C’est un sujet que je connais puisque, que dans ma commune, j’ai initié, après plusieurs tentatives mitigées, un renouvellement de ces pratiques en y associant davantage les jeunes générations, à travers des associations comme le Souvenir Français et les écoles.
Le 11 novembre dernier, pour la première fois, j’ai pu constater combien il était possible d’intéresser les jeunes à ces événements – ils ont été des centaines à y participer -, dès lors qu’un certain nombre d’enseignants sont motivés. Par là même, cela permet de renouveler l’attention du public et de donner, pour la grande satisfaction du monde combattant, une autre dimension, plus pédagogique, à ces manifestations, faisant davantage le lien entre les événements qui sont commémorés et les enjeux d’aujourd’hui. Cette démarche, à laquelle vous avez fait allusion dans votre propos, est aussi celle de la commission Kaspi.

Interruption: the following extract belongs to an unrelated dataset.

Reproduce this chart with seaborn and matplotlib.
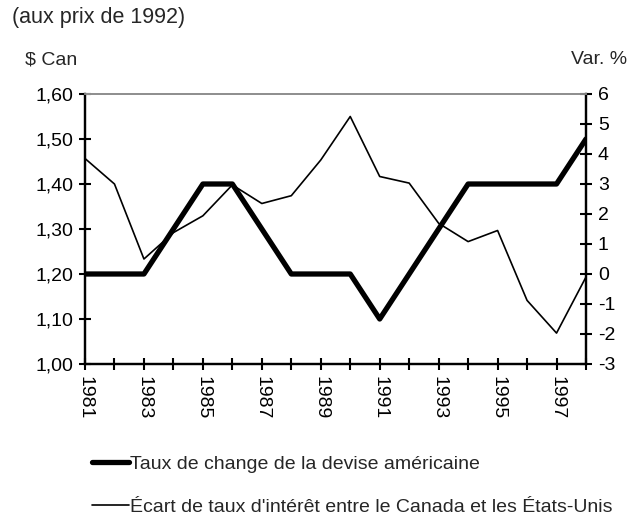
import numpy as np
import pandas as pd
import matplotlib
matplotlib.use("Agg")
import matplotlib.pyplot as plt
import seaborn as sns
from matplotlib.ticker import FuncFormatter, MultipleLocator

# -------------------------------
# Data
# -------------------------------
years = list(range(1981, 1999))
exchange_rate = [1.20, 1.20, 1.20, 1.30, 1.40, 1.40, 1.30, 1.20, 1.20,
                 1.20, 1.10, 1.20, 1.30, 1.40, 1.40, 1.40, 1.40, 1.50]
rate_gap = [3.85, 3.0, 0.5, 1.38, 1.94, 2.97, 2.35, 2.61, 3.8,
            5.25, 3.25, 3.03, 1.69, 1.08, 1.45, -0.88, -1.97, -0.1]

label_rate = "Taux de change de la devise américaine"
label_gap = "Écart de taux d'intérêt entre le Canada et les États-Unis"

df = pd.DataFrame({"year": years, "rate": exchange_rate, "gap": rate_gap})

sns.set_style("white")
plt.rcParams['font.family'] = ['Liberation Sans', 'DejaVu Sans']
plt.rcParams['font.size'] = 14

fig = plt.figure(figsize=(6.39, 5.20), dpi=100)
ax = fig.add_axes([85/639, 1 - 364/520, (586-85)/639, (364-94)/520])
ax2 = ax.twinx()

sns.lineplot(data=df, x="year", y="rate", ax=ax, color="black", linewidth=3.8)
sns.lineplot(data=df, x="year", y="gap", ax=ax2, color="black", linewidth=1.2)

ax.set_xlim(1981, 1998)
ax.set_ylim(1.0, 1.6)
ax2.set_ylim(-3, 6)
ax.set_xlabel("")
ax.set_ylabel("")
ax2.set_ylabel("")

ax.yaxis.set_major_locator(MultipleLocator(0.1))
ax.yaxis.set_major_formatter(FuncFormatter(lambda v, p: f"{v:.2f}".replace(".", ",")))
ax2.yaxis.set_major_locator(MultipleLocator(1))
ax2.yaxis.set_major_formatter(FuncFormatter(lambda v, p: f"{v:.0f}"))

ax.set_xticks(years)
ax.set_xticklabels([str(y) if (y - 1981) % 2 == 0 else "" for y in years],
                   rotation=-90)

for a in (ax, ax2):
    for s in a.spines.values():
        s.set_linewidth(1.6)
        s.set_color("black")
    a.spines["top"].set_color("#909090")
    a.spines["top"].set_linewidth(1.3)
    a.tick_params(direction="inout", length=9, width=1.5, colors="black",
                  labelsize=14, pad=4)
ax.tick_params(axis="y", left=True, right=False)
ax.tick_params(axis="x", bottom=True)
ax2.tick_params(axis="y", right=True, left=False)

fig.text(12/639, 1 - 18/520, "(aux prix de 1992)", ha="left", va="center", fontsize=15.5)
fig.text(25/639, 1 - 60/520, "$ Can", ha="left", va="center", fontsize=14)
fig.text(627/639, 1 - 60/520, "Var. %", ha="right", va="center", fontsize=14)

h1 = plt.Line2D([], [], color="black", linewidth=3.8)
h2 = plt.Line2D([], [], color="black", linewidth=1.2)
fig.legend([h1, h2], [label_rate, label_gap], loc="upper left",
           bbox_to_anchor=(78/639, 1 - 442/520), frameon=False,
           handlelength=1.9, handletextpad=0.05, labelspacing=1.3,
           fontsize=14, borderpad=0.2)

fig.savefig("out.png", dpi=100)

En tout cas, le Gouvernement a clairement affirmé qu’il n’était pas dans son intention de supprimer, ni même de hiérarchiser, les grandes commémorations nationales aujourd’hui existantes. Il n’est pas non plus dans ses intentions d’introduire une forme de concurrence des mémoires en direction de quiconque. Le rôle du Gouvernement est, au contraire, de valoriser tous les pans de notre mémoire nationale, sans exclusive, en s’assurant également de la bonne transmission de ces mémoires en direction des jeunes générations, j’y faisais allusion à l’instant.
Telle est l’orientation donnée par le Gouvernement à sa politique de mémoire, dans le respect de l’engagement des générations passées et dans l’intérêt civique des générations futures.
Je pense avoir été extrêmement clair lors de la publication du rapport Kaspi en novembre dernier en écartant d’emblée tout motif d’inquiétude, comme je l’avais d’ailleurs déjà fait dans le cadre des polémiques qui avaient précédé cette publication. Ces interrogations resurgissent effectivement aujourd’hui après que le rapport Kaspi a été diffusé dans un certain nombre de réunions d’anciens combattants. Pour autant, c’est un débat intéressant.
Tout ce qui pouvait être dit pour rassurer le monde combattant a été exprimé très clairement, a même été répété par le Président de la République le 11 novembre dernier.
Gardons du rapport Kaspi le meilleur, c’est-à-dire les propositions visant à la fois à renforcer certaines très grandes commémorations nationales et à valoriser la démarche mémorielle dans le cadre de commémorations qui n’ont pas le caractère national qu’ont les douze commémorations auxquelles je faisais allusion tout à l’heure.